- [WHAT IS EXPECTED] Gather every line that includes the word "Python", please.

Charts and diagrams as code
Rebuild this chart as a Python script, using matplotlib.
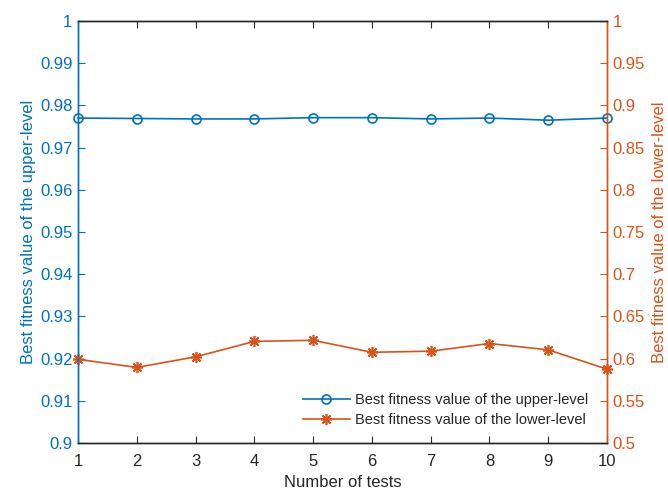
import matplotlib.pyplot as plt
from matplotlib.ticker import FuncFormatter

plt.rcParams['font.family'] = ['Liberation Sans', 'DejaVu Sans']

tests = [1, 2, 3, 4, 5, 6, 7, 8, 9, 10]
upper_best = [0.9770, 0.9769, 0.9768, 0.9768, 0.9771, 0.9771, 0.9768, 0.9770, 0.9765, 0.9770]
lower_best = [0.5992, 0.5896, 0.6021, 0.6204, 0.6217, 0.6075, 0.6088, 0.6179, 0.6104, 0.5875]

left_ticks = [0.9, 0.91, 0.92, 0.93, 0.94, 0.95, 0.96, 0.97, 0.98, 0.99, 1.0]
right_ticks = [0.5, 0.55, 0.6, 0.65, 0.7, 0.75, 0.8, 0.85, 0.9, 0.95, 1.0]

blue = '#0072BD'
orange = '#D95319'
dark = '#262626'

fig = plt.figure(figsize=(6.68, 4.9), dpi=100)
ax = fig.add_axes([0.1168, 0.0959, 0.7919, 0.8612])
ax2 = ax.twinx()

l1, = ax.plot(tests, upper_best, color=blue, lw=1.2, marker='o', ms=6.5,
              mfc='none', mew=1.2, label='Best fitness value of the upper-level', clip_on=False)
# asterisk marker: 8 arms like + and x overlaid
l2, = ax2.plot(tests, lower_best, color=orange, lw=1.2, marker=(8, 2, 0), ms=8,
               mew=1.2, label='Best fitness value of the lower-level', clip_on=False)

fmt = FuncFormatter(lambda v, p: f'{v:g}')
ax.set_xlim(1, 10)
ax.set_ylim(0.9, 1.0)
ax.set_xticks(tests)
ax.set_yticks(left_ticks)
ax.yaxis.set_major_formatter(fmt)
ax2.set_ylim(0.5, 1.0)
ax2.set_yticks(right_ticks)
ax2.yaxis.set_major_formatter(fmt)

for a in (ax, ax2):
    a.spines['top'].set_color(dark)
    a.spines['bottom'].set_color(dark)
    a.spines['left'].set_color(blue)
    a.spines['right'].set_color(orange)
    for s in a.spines.values():
        s.set_linewidth(1.0)

ax.tick_params(axis='x', direction='in', top=True, length=5, colors=dark,
               labelsize=12, pad=8)
ax.tick_params(axis='y', direction='in', length=5, colors=blue, labelsize=12, pad=4)
ax2.tick_params(axis='y', direction='in', length=5, colors=orange, labelsize=12, pad=4)

ax.set_xlabel('Number of tests', fontsize=12, color=dark, labelpad=4)
ax.set_ylabel('Best fitness value of the upper-level', fontsize=12, color=blue, labelpad=3)
ax2.set_ylabel('Best fitness value of the lower-level', fontsize=12, color=orange,
               rotation=90)
ax2.yaxis.set_label_coords(1.085, 0.5)

leg = ax2.legend(handles=[l1, l2], loc='lower right', fontsize=10.5, frameon=False,
                 handlelength=3.2, borderaxespad=0, handletextpad=0.35,
                 labelspacing=0.38, bbox_to_anchor=(0.975, 0.025))
for t in leg.get_texts():
    t.set_color(dark)

fig.savefig('out.png', dpi=100)
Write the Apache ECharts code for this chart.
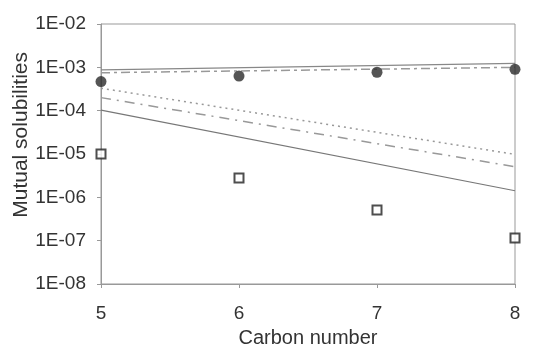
<!DOCTYPE html>
<html>
<head>
<meta charset="utf-8">
<script src="https://cdn.jsdelivr.net/npm/echarts@6/dist/echarts.min.js"></script>
<style>
  html, body { margin: 0; padding: 0; background: #fff; }
  #chart { width: 543px; height: 345px; }
</style>
</head>
<body>
<div id="chart"></div>
<script>
// carbon numbers
const carbonNumbers = [5, 6, 7, 8]
// measured points
const filledCircles = [4.7e-4, 6.3e-4, 7.7e-4, 9.0e-4]
const openSquares = [1.0e-5, 2.8e-6, 5.1e-7, 1.15e-7]
// model lines (straight on log scale, endpoints at C5 and C8)
const lineEnds = [5, 8]
const upperSolid = [8.7e-4, 1.24e-3]
const upperDashDot = [7.5e-4, 1.0e-3]
const dottedLine = [3.3e-4, 9.8e-6]
const dashDotLine = [2.0e-4, 5.1e-6]
const lowerSolid = [1.03e-4, 1.42e-6]

const pairs = (xs, ys) => xs.map((x, i) => [x, ys[i]])

const chart = echarts.init(document.getElementById('chart'))

const fontFamily = 'Liberation Sans, Arial, sans-serif'
const tickFont = { fontFamily, fontSize: 19, color: '#333' }
const titleFont = { fontFamily, fontSize: 20, color: '#333' }

const option = {
  animation: false,
  grid: {
    left: 101,
    right: 28,
    top: 24,
    bottom: 61,
    outerBoundsMode: 'none',
    containLabel: false,
    show: true,
    borderColor: '#999',
    borderWidth: 1,
  },
  xAxis: {
    type: 'value',
    min: 5,
    max: 8,
    interval: 1,
    name: 'Carbon number',
    nameLocation: 'middle',
    nameGap: 44,
    nameTextStyle: titleFont,
    axisLine: { lineStyle: { color: '#999' } },
    axisTick: { show: true, length: 4, lineStyle: { color: '#999' } },
    axisLabel: { ...tickFont, margin: 20 },
    splitLine: { show: false },
  },
  yAxis: {
    type: 'log',
    logBase: 10,
    min: 1e-8,
    max: 1e-2,
    axisLine: { show: true, lineStyle: { color: '#999' } },
    axisTick: { show: true, length: 4, lineStyle: { color: '#999' } },
    axisLabel: {
      ...tickFont,
      margin: 15,
      formatter: (v) => {
        const e = Math.round(Math.log10(v))
        return '1E-' + String(-e).padStart(2, '0')
      },
    },
    splitLine: { show: false },
    minorTick: { show: false },
  },
  graphic: [
    {
      type: 'text',
      left: 11,
      top: 52,
      rotation: Math.PI / 2,
      style: {
        text: 'Mutual solubilities',
        font: '21px Liberation Sans, Arial, sans-serif',
        fill: '#333',
      },
    },
  ],
  series: [
    {
      name: 'upper solid',
      type: 'line',
      data: pairs(lineEnds, upperSolid),
      symbol: 'none',
      lineStyle: { color: '#888', width: 1.2 },
    },
    {
      name: 'upper dash-dot',
      type: 'line',
      data: pairs(lineEnds, upperDashDot),
      symbol: 'none',
      lineStyle: { color: '#999', width: 1.5, type: [9, 4, 3, 4] },
    },
    {
      name: 'dotted',
      type: 'line',
      data: pairs(lineEnds, dottedLine),
      symbol: 'none',
      lineStyle: { color: '#999', width: 1.5, type: [2, 4] },
    },
    {
      name: 'dash-dot',
      type: 'line',
      data: pairs(lineEnds, dashDotLine),
      symbol: 'none',
      lineStyle: { color: '#999', width: 1.5, type: [10, 6, 2, 6] },
    },
    {
      name: 'lower solid',
      type: 'line',
      data: pairs(lineEnds, lowerSolid),
      symbol: 'none',
      lineStyle: { color: '#777', width: 1.2 },
    },
    {
      name: 'filled circles',
      type: 'scatter',
      data: pairs(carbonNumbers, filledCircles),
      symbol: 'circle',
      symbolSize: 11,
      itemStyle: { color: '#2a2a2a' },
      z: 5,
    },
    {
      name: 'open squares',
      type: 'scatter',
      data: pairs(carbonNumbers, openSquares),
      symbol: 'rect',
      symbolSize: 9,
      itemStyle: { color: '#fff', borderColor: '#222', borderWidth: 2 },
      z: 5,
    },
  ],
}

chart.setOption(option)
</script>
</body>
</html>
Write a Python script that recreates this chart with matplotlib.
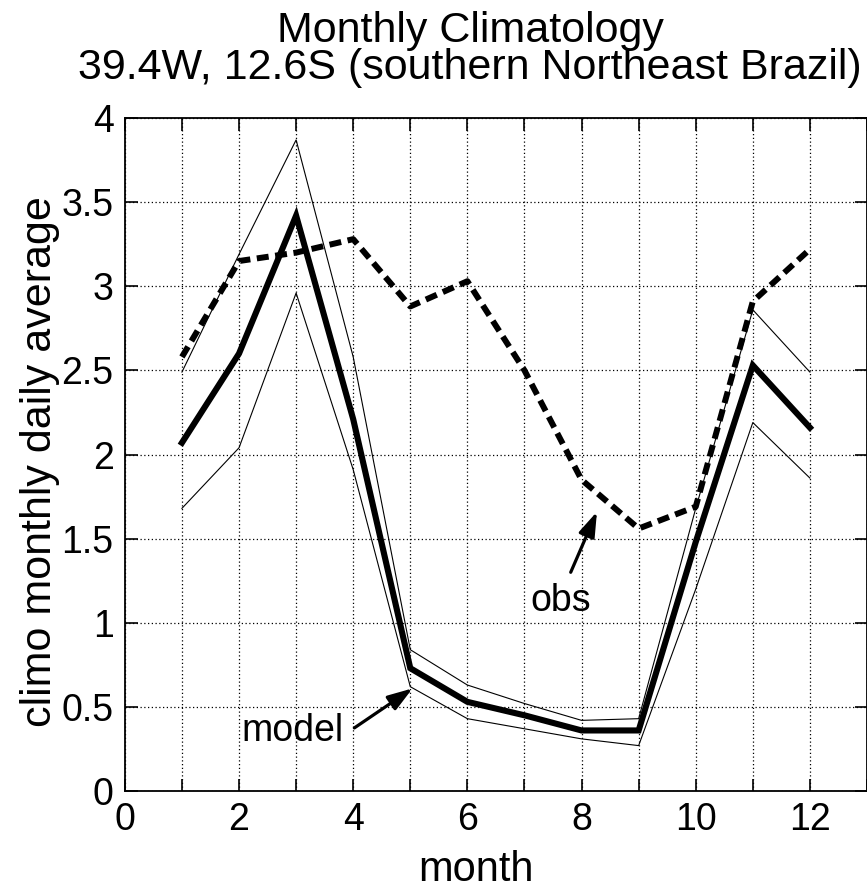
import matplotlib
matplotlib.use("Agg")
import matplotlib.pyplot as plt
from matplotlib.ticker import MultipleLocator

months = [1, 2, 3, 4, 5, 6, 7, 8, 9, 10, 11, 12]
obs = [2.58, 3.15, 3.20, 3.28, 2.88, 3.03, 2.50, 1.85, 1.56, 1.69, 2.91, 3.22]
model = [2.07, 2.60, 3.42, 2.21, 0.73, 0.53, 0.45, 0.36, 0.36, 1.48, 2.53, 2.16]
model_upper = [2.49, 3.19, 3.87, 2.58, 0.84, 0.63, 0.52, 0.42, 0.43, 1.68, 2.86, 2.49]
model_lower = [1.68, 2.04, 2.96, 1.91, 0.62, 0.43, 0.37, 0.31, 0.27, 1.20, 2.19, 1.86]
xticks = [0, 2, 4, 6, 8, 10, 12]
yticks = [0, 0.5, 1, 1.5, 2, 2.5, 3, 3.5, 4]

plt.rcParams['font.family'] = ['Liberation Sans', 'DejaVu Sans']
FS = 27
FS_BIG = 31

fig = plt.figure(figsize=(8.67, 8.92), dpi=100)
ax = fig.add_axes([0.144, 0.1132, 0.856, 0.7545])

ax.plot(months, model_upper, color='black', lw=0.8)
ax.plot(months, model_lower, color='black', lw=0.8)
ax.plot(months, model, color='black', lw=4.4, solid_joinstyle='miter')
ax.plot(months, obs, color='black', lw=4.3, dashes=(2.0, 1.1))

ax.set_xlim(0, 13)
ax.set_ylim(0, 4)
ax.set_xticks(xticks)
ax.xaxis.set_minor_locator(MultipleLocator(1))
ax.set_yticks(yticks)
ax.set_yticklabels([f"{v:g}" for v in yticks])
ax.grid(True, which='both', color='black', linestyle=(0, (1, 2)), lw=0.9)
ax.tick_params(which='both', direction='in', top=True, right=True,
               length=9, width=1.2, labelsize=FS, pad=8)
for s in ax.spines.values():
    s.set_linewidth(1.3)

ax.set_xlabel('month', fontsize=30)
ax.xaxis.set_label_coords(0.473, -0.088)
ax.xaxis.label.set_va('top')
ax.set_ylabel('climo monthly daily average', fontsize=FS_BIG)
ax.yaxis.set_label_coords(-0.088, 0.49)
ax.set_title('Monthly Climatology\n39.4W, 12.6S (southern Northeast Brazil)',
             fontsize=FS_BIG, linespacing=0.9, pad=28, x=0.465)

arrowprops = dict(arrowstyle='-|>,head_length=0.75,head_width=0.25',
                  mutation_scale=20, color='black', lw=2.3,
                  shrinkA=0, shrinkB=0)
ax.annotate('', xy=(5.04, 0.61), xytext=(4.02, 0.375), arrowprops=arrowprops)
ax.text(2.93, 0.355, 'model', fontsize=FS, ha='center', va='center')
ax.annotate('', xy=(8.27, 1.66), xytext=(7.81, 1.30), arrowprops=arrowprops)
ax.text(7.64, 1.13, 'obs', fontsize=FS, ha='center', va='center')

fig.savefig('out.png', dpi=100)
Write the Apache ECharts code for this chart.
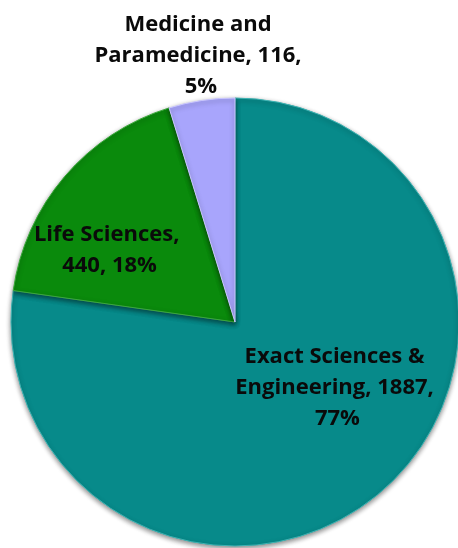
<!DOCTYPE html>
<html>
<head>
<meta charset="utf-8">
<script src="https://cdn.jsdelivr.net/npm/echarts@6/dist/echarts.min.js"></script>
<style>
  html, body { margin: 0; padding: 0; background: #fff; }
  #chart { width: 458px; height: 548px; }
</style>
</head>
<body>
<div id="chart"></div>
<script>
// 数据
const categories = ['Exact Sciences & Engineering', 'Life Sciences', 'Medicine and Paramedicine']
const counts = [1887, 440, 116]
const colors = ['#078a8a', '#0a8a0c', '#a8a5fc']
const edgeColors = ['#3fb3b3', '#3aa83a', '#c9c6ff']
// 标签宽度 / 偏移
const labelWidths = [218, 160, 218]
const labelShift = [[27, -21], [-38, 3], [-17, -153]]

const chart = echarts.init(document.getElementById('chart'))

const option = {
  animation: false,
  series: [
    {
      type: 'pie',
      center: [235, 322],
      radius: 224,
      startAngle: 90,
      percentPrecision: 0,
      itemStyle: {
        shadowBlur: 5,
        shadowColor: 'rgba(0, 0, 0, 0.45)',
        shadowOffsetY: 2,
      },
      label: {
        show: true,
        position: 'inside',
        color: '#0a0a0a',
        fontFamily: 'Open Sans',
        fontWeight: 'bold',
        fontSize: 22,
        lineHeight: 31,
        align: 'center',
        overflow: 'break',
        formatter: '{b}, {c}, {d}%',
      },
      labelLine: { show: false },
      labelLayout: params => {
        const s = labelShift[params.dataIndex]
        return { dx: s[0], dy: s[1] }
      },
      data: categories.map((name, i) => ({
        name: name,
        value: counts[i],
        itemStyle: {
          color: colors[i],
          borderColor: edgeColors[i],
          borderWidth: 1,
        },
        label: { width: labelWidths[i] },
      })),
    },
  ],
}
chart.setOption(option)
</script>
</body>
</html>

- [RESPONSE TO THE TASK]
Rebuild this chart as a Python script, using matplotlib.
Write a Python script that recreates this chart with matplotlib.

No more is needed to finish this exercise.